I pray that you would be ruined for Jesus. May he become your treasure even more so. I pray peace for you, but should suffering come, take joy in it, and know that you are suffering to fill up what is lacking in Christ's afflictions, portraying for lost people (and the saved) the love of Christ on the cross. In suffering, you portray God's love in a way more profound and more loving than you could ever do by simply saying true words coming out of a contrary, comfortable lifestyle. I pray that you would live long that we might grow old together, laboring for the Gospel until we are old men, sages. But if God in his sovereignty should call you to death, death has lost its sting in the face of Christ and has been made to serve Him and us, not as a thing of fear, but as the thing that ushers you into the presence of the Creator! Glory! We will both die. And in those times we will mourn the loss of the other. But it will be a glorious joyful mourning! Everything, everything, everything, everything, EVERYTHING is loss compared to knowing Christ. Be strengthened in God and in his grace.

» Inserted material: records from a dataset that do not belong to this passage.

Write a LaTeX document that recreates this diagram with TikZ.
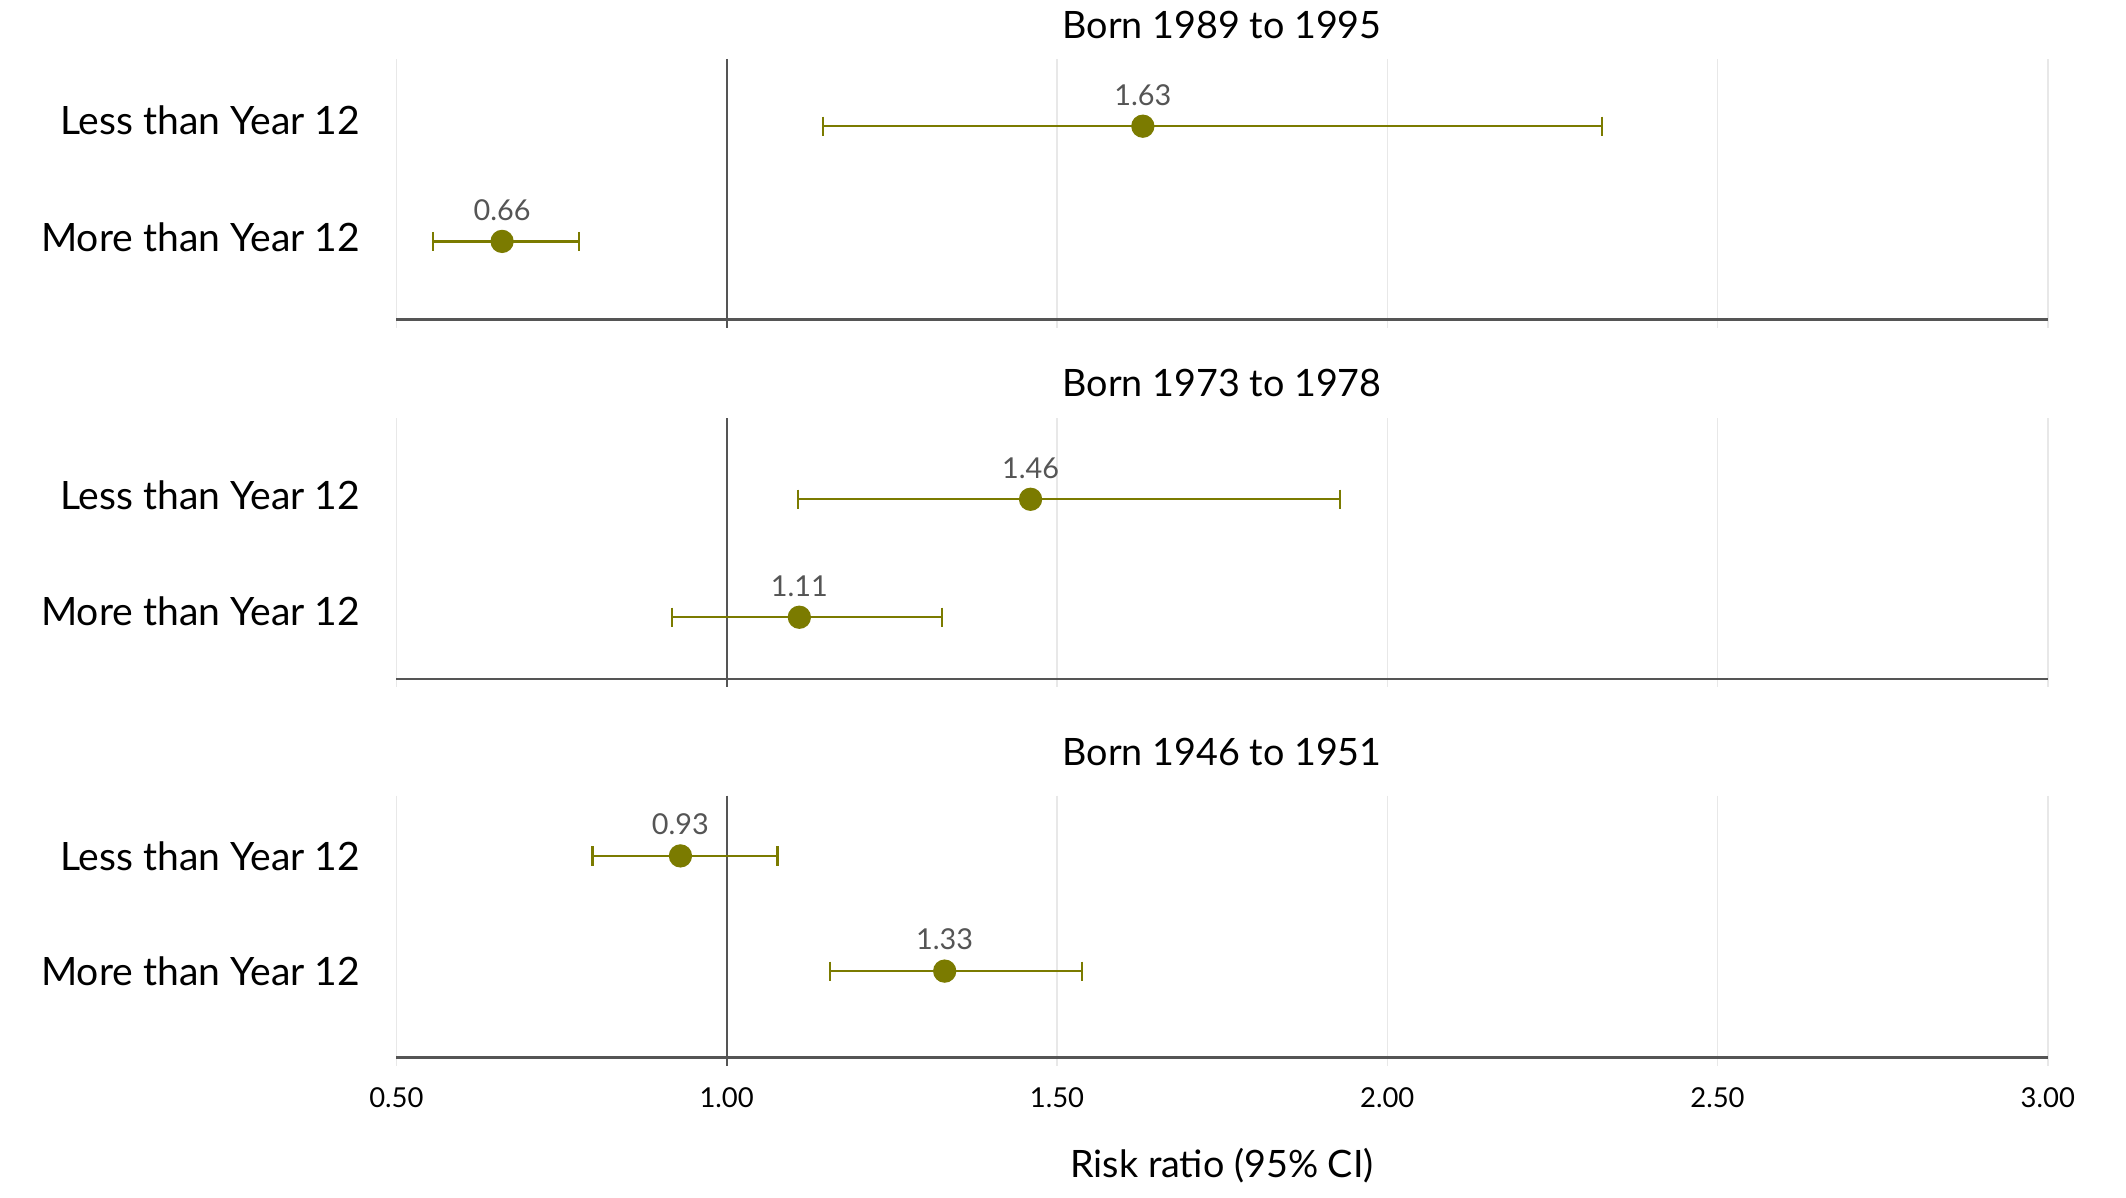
\documentclass[tikz,border=0pt]{standalone}
\usepackage{fontspec}
\setmainfont{Lato}
\definecolor{ol}{HTML}{7B7B00}
\definecolor{axc}{HTML}{555555}
\definecolor{grd}{HTML}{E8E8E8}
\begin{document}
\begin{tikzpicture}[x=1pt,y=-1pt,
  ci/.style={ol,line width=1.6pt},
  pt/.style={circle,fill=ol,inner sep=0pt,minimum size=17pt},
  val/.style={font=\fontsize{21}{24}\selectfont,text=axc},
  row/.style={font=\fontsize{28.5}{30}\selectfont,anchor=east},
  ttl/.style={font=\fontsize{27.5}{30}\selectfont}]
\useasboundingbox (0,0) rectangle (1550,873);
\def\X#1{289+(#1-0.5)*481.6}
\foreach \t/\b/\ty/\ra/\rb/\name in {43/233/18/88/173/Born 1989 to 1995, 305/495/279/361/446/Born 1973 to 1978, 580/771/548/624/708/Born 1946 to 1951}{
  \foreach \v in {0.5,1.5,2.0,2.5,3.0} \draw[grd,line width=1pt] ({\X{\v}},\t) -- ({\X{\v}},\b+6);
  \draw[axc,line width=1.6pt] ({\X{1}},\t) -- ({\X{1}},\b+6);
  \draw[axc,line width=1.6pt] (289,\b) -- (1493,\b);
  \node[ttl] at (891,\ty) {\name};
  \node[row] at (266,\ra) {Less than Year 12};
  \node[row] at (266,\rb) {More than Year 12};
}
\foreach \y/\e/\l/\h [count=\i] in {92/1.63/1.146/2.325, 176/0.66/0.556/0.776, 364/1.46/1.108/1.929, 450/1.11/0.917/1.326, 624/0.93/0.797/1.077, 708/1.33/1.156/1.538}{
  \draw[ci] ({\X{\l}},\y) -- ({\X{\h}},\y);
  \draw[ci] ({\X{\l}},\y-7) -- ({\X{\l}},\y+7);
  \draw[ci] ({\X{\h}},\y-7) -- ({\X{\h}},\y+7);
  \node[pt] (p\i) at ({\X{\e}},\y) {};
  \node[val,above=3pt] at (p\i.north) {\e};
}
\foreach \v in {0.50,1.00,1.50,2.00,2.50,3.00}
  \node[font=\fontsize{20}{24}\selectfont] at ({\X{\v}},800) {\v};
\node[ttl] at (891,850) {Risk ratio (95\% CI)};
\end{tikzpicture}
\end{document}
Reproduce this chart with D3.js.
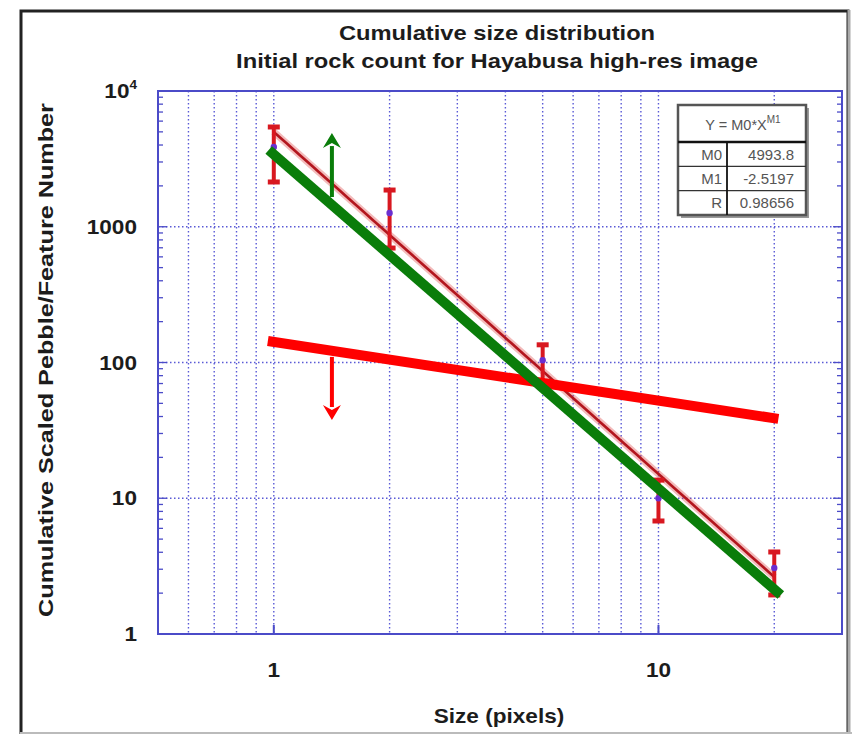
<!DOCTYPE html>
<html>
<head>
<meta charset="utf-8">
<script src="https://cdn.jsdelivr.net/npm/d3@7/dist/d3.min.js"></script>
<style>
  html, body { margin: 0; padding: 0; background: #fff; }
  svg { display: block; }
  text { font-family: "Liberation Sans", Arial, sans-serif; }
</style>
</head>
<body>
<svg id="chart" width="852" height="734"></svg>
<script>
// Cumulative counts per size bin
const sizes = [1, 2, 5, 10, 20];
const counts = [3866, 1262, 104, 10, 3.06];
const errHigh = [5430, 1864, 135, 13.6, 4.02];
const errLow = [2137, 697, 68, 6.8, 1.94];

// Power-law fit parameters Y = M0 * X^M1
const fitM0 = 4993.8;
const fitM1 = -2.5197;
const fitR = 0.98656;
const fitRange = [1, 20];

// Overlay guide lines (endpoints in data units)
const greenLine = [[0.97, 3675], [20.8, 1.94]];
const redLine = [[0.965, 144], [20.5, 38.4]];
const greenArrow = [[1.416, 1656], [1.416, 4900]];
const redArrow = [[1.416, 110], [1.416, 37.7]];

// Axis ticks
const xTickLabels = [1, 10];
const yTickLabels = [1, 10, 100, 1000, 10000];

const svg = d3.select("#chart");
const x = d3.scaleLog().domain([0.5, 30]).range([158, 842]);
const y = d3.scaleLog().domain([1, 10000]).range([634, 91]);

const blue = "#4b4bc8";
const gridBlue = "#5a5ad6";
const ink = "#1c1c1c";
const stretch = 1.13;

// text helper: slightly widened bold sans
function label(g, px, py, str, opts = {}) {
  const t = g.append("text")
    .attr("transform", `translate(${px},${py})${opts.rotate ? ` rotate(${opts.rotate})` : ""} scale(${opts.sx || stretch},1)`)
    .attr("text-anchor", opts.anchor || "middle")
    .attr("font-size", opts.size || 20)
    .attr("font-weight", "bold")
    .attr("fill", ink);
  if (str !== null) t.text(str);
  return t;
}

// outer frame
svg.append("rect").attr("x", 21).attr("y", 11).attr("width", 827).attr("height", 730)
  .attr("fill", "none").attr("stroke", "#222").attr("stroke-width", 3);
svg.append("line").attr("x1", 849).attr("x2", 849).attr("y1", 10).attr("y2", 734)
  .attr("stroke", "#aaa").attr("stroke-width", 3);
svg.append("line").attr("x1", 20).attr("x2", 852).attr("y1", 733).attr("y2", 733)
  .attr("stroke", "#bbb").attr("stroke-width", 2);

// gridlines
const xGrid = [];
[0.1, 1, 10].forEach(d => { for (let k = 1; k <= 9; k++) xGrid.push(d * k); });
const xGridVals = xGrid.filter(v => v > 0.5 + 1e-9 && v < 30 - 1e-9);
svg.append("g").selectAll("line").data(xGridVals).join("line")
  .attr("x1", d => x(d)).attr("x2", d => x(d))
  .attr("y1", y(10000)).attr("y2", y(1))
  .attr("stroke", gridBlue).attr("stroke-width", 1.4).attr("stroke-dasharray", "1.5,2.5");

svg.append("g").selectAll("line").data([10, 100, 1000]).join("line")
  .attr("x1", x(0.5)).attr("x2", x(30))
  .attr("y1", d => y(d)).attr("y2", d => y(d))
  .attr("stroke", gridBlue).attr("stroke-width", 1.4).attr("stroke-dasharray", "1.5,2.5");

// y minor ticks, inward on both sides
const yMinor = [];
[1, 10, 100, 1000].forEach(d => { for (let k = 2; k <= 9; k++) yMinor.push(d * k); });
const tickG = svg.append("g").attr("stroke", blue).attr("stroke-width", 1.3);
tickG.selectAll("line.l").data(yMinor).join("line").attr("class", "l")
  .attr("x1", x(0.5)).attr("x2", x(0.5) + 5)
  .attr("y1", d => y(d)).attr("y2", d => y(d));
tickG.selectAll("line.r").data(yMinor).join("line").attr("class", "r")
  .attr("x1", x(30)).attr("x2", x(30) - 5)
  .attr("y1", d => y(d)).attr("y2", d => y(d));
tickG.selectAll("line.lm").data([10, 100, 1000]).join("line").attr("class", "lm")
  .attr("x1", x(0.5)).attr("x2", x(0.5) + 9)
  .attr("y1", d => y(d)).attr("y2", d => y(d));
tickG.selectAll("line.rm").data([10, 100, 1000]).join("line").attr("class", "rm")
  .attr("x1", x(30)).attr("x2", x(30) - 9)
  .attr("y1", d => y(d)).attr("y2", d => y(d));
tickG.selectAll("line.xm").data([1, 10]).join("line").attr("class", "xm")
  .attr("x1", d => x(d)).attr("x2", d => x(d))
  .attr("y1", y(1)).attr("y2", y(1) - 9).attr("stroke-width", 2);

// plot frame
svg.append("rect").attr("x", x(0.5)).attr("y", y(10000))
  .attr("width", x(30) - x(0.5)).attr("height", y(1) - y(10000))
  .attr("fill", "none").attr("stroke", blue).attr("stroke-width", 2);

// tick labels
const labelG = svg.append("g");
xTickLabels.forEach(d => label(labelG, x(d), y(1) + 43, d));
yTickLabels.forEach(d => {
  const t = label(labelG, x(0.5) - 21, y(d) + 7, null, { anchor: "end" });
  if (d >= 10000) {
    t.append("tspan").text("10");
    t.append("tspan").attr("dy", -9).attr("font-size", 12).text(Math.round(Math.log10(d)));
  } else {
    t.text(d);
  }
});

// titles
const titleG = svg.append("g");
label(titleG, 497, 40, "Cumulative size distribution", { size: 21 });
label(titleG, 497, 68, "Initial rock count for Hayabusa high-res image", { size: 21 });
label(titleG, 499, 723, "Size (pixels)");
label(titleG, 53, 360, "Cumulative Scaled Pebble/Feature Number", { rotate: -90, sx: 1.2, size: 21 });

// fitted power law
const fitX = d3.range(0, 41).map(i => fitRange[0] * Math.pow(fitRange[1] / fitRange[0], i / 40));
const fitPts = fitX.map(v => [v, fitM0 * Math.pow(v, fitM1)]);
const line = d3.line().x(d => x(d[0])).y(d => y(d[1]));
svg.append("path").datum(fitPts).attr("d", line)
  .attr("fill", "none").attr("stroke", "rgba(220,60,60,0.35)").attr("stroke-width", 7);
svg.append("path").datum(fitPts).attr("d", line)
  .attr("fill", "none").attr("stroke", "#b3161e").attr("stroke-width", 2.6);

// error bars
const eb = svg.append("g").attr("stroke", "#d81820");
sizes.forEach((s, i) => {
  eb.append("line").attr("x1", x(s)).attr("x2", x(s))
    .attr("y1", y(errHigh[i])).attr("y2", y(errLow[i])).attr("stroke-width", 4);
  [errHigh[i], errLow[i]].forEach(v => {
    eb.append("line").attr("x1", x(s) - 6).attr("x2", x(s) + 6)
      .attr("y1", y(v)).attr("y2", y(v)).attr("stroke-width", 5);
  });
});

// data points
svg.append("g").selectAll("circle").data(sizes).join("circle")
  .attr("cx", d => x(d)).attr("cy", (d, i) => y(counts[i])).attr("r", 3.2)
  .attr("fill", "#6a2fd0");

// overlay guide lines
svg.append("path").datum(redLine).attr("d", line)
  .attr("stroke", "#ff0000").attr("stroke-width", 10).attr("fill", "none");
svg.append("path").datum(greenLine).attr("d", line)
  .attr("stroke", "#0a7d0a").attr("stroke-width", 10).attr("fill", "none");

// arrows
function arrow(pts, color) {
  const x0 = x(pts[0][0]), y0 = y(pts[0][1]), y1 = y(pts[1][1]);
  const dir = Math.sign(y1 - y0);
  const headLen = 15, headW = 9;
  svg.append("line").attr("x1", x0).attr("x2", x0)
    .attr("y1", y0).attr("y2", y1 - dir * headLen + dir * 2)
    .attr("stroke", color).attr("stroke-width", 4);
  svg.append("path")
    .attr("d", `M${x0},${y1} L${x0 - headW},${y1 - dir * headLen} L${x0},${y1 - dir * (headLen - 5)} L${x0 + headW},${y1 - dir * headLen} Z`)
    .attr("fill", color);
}
arrow(greenArrow, "#0a7d0a");
arrow(redArrow, "#ff0000");

// fit parameter table
const tb = { x: 678, y: 105, w: 128, h: 110 };
const tg = svg.append("g");
tg.append("rect").attr("x", tb.x + 3).attr("y", tb.y + 3).attr("width", tb.w).attr("height", tb.h)
  .attr("fill", "#999");
tg.append("rect").attr("x", tb.x).attr("y", tb.y).attr("width", tb.w).attr("height", tb.h)
  .attr("fill", "#fff").attr("stroke", "#555").attr("stroke-width", 2.5);
const headH = 37, rowH = (tb.h - headH) / 3, colX = tb.x + 49;
tg.append("line").attr("x1", tb.x).attr("x2", tb.x + tb.w)
  .attr("y1", tb.y + headH).attr("y2", tb.y + headH).attr("stroke", "#111").attr("stroke-width", 2.5);
[1, 2].forEach(k => tg.append("line").attr("x1", tb.x).attr("x2", tb.x + tb.w)
  .attr("y1", tb.y + headH + k * rowH).attr("y2", tb.y + headH + k * rowH)
  .attr("stroke", "#333").attr("stroke-width", 1.2));
tg.append("line").attr("x1", colX).attr("x2", colX)
  .attr("y1", tb.y + headH).attr("y2", tb.y + tb.h).attr("stroke", "#111").attr("stroke-width", 1.8);

const head = tg.append("text").attr("x", tb.x + tb.w / 2 + 1).attr("y", tb.y + 25)
  .attr("text-anchor", "middle").attr("font-size", 14.5).attr("fill", "#555");
head.append("tspan").text("Y = M0*X");
head.append("tspan").attr("dy", -7).attr("font-size", 10).text("M1");

const rowNames = ["M0", "M1", "R"];
const rowVals = [fitM0.toFixed(1), fitM1.toFixed(4), fitR.toFixed(5)];
rowNames.forEach((n, i) => {
  const cy = tb.y + headH + i * rowH + rowH / 2 + 5.5;
  tg.append("text").attr("x", colX - 5).attr("y", cy).attr("text-anchor", "end")
    .attr("font-size", 15).attr("fill", "#555").text(n);
  tg.append("text").attr("x", tb.x + tb.w - 12).attr("y", cy).attr("text-anchor", "end")
    .attr("font-size", 15).attr("fill", "#555").text(rowVals[i]);
});
</script>
</body>
</html>
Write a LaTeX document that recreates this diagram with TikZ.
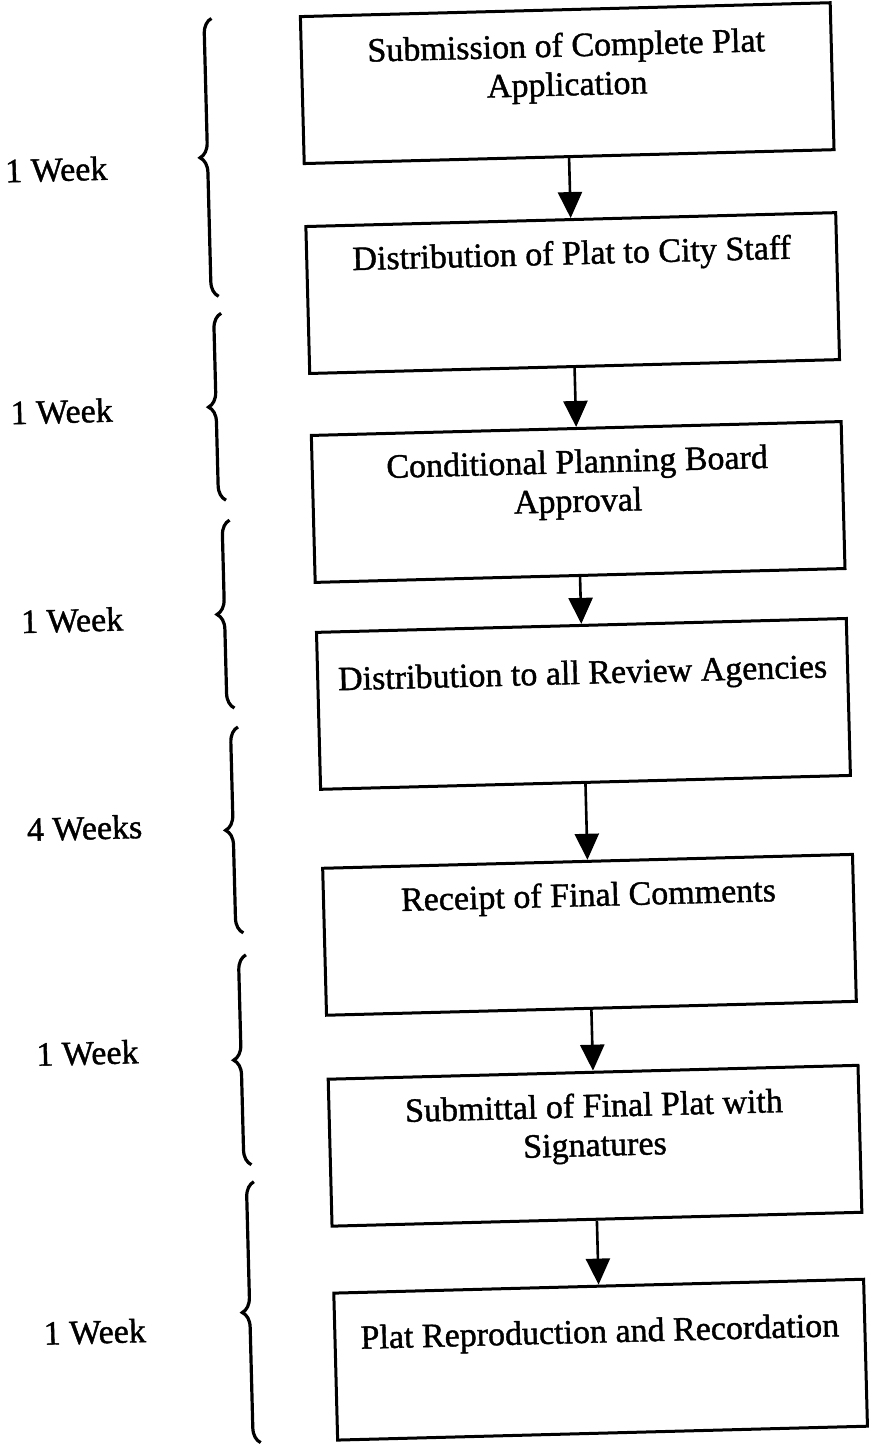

"Indeed, I count everything as loss because of the surpassing worth of knowing Christ Jesus my Lord. For his sake I have suffered the loss of all things and count them as rubbish, in order that I may gain Christ and be found in him, not having a righteousness of my own that comes from the law, but that which comes through faith in Christ, the righteousness from God that depends on faith - that I may know him and the power of his resurrection, and may share his sufferings, becoming like him in his death, that by any means possible I may attain the resurrection from the dead." (Philippians 3:8-11)


Stay strong. I am blessed to have you for a brother. God is going to use you no matter where you are. Brazil is going to rock!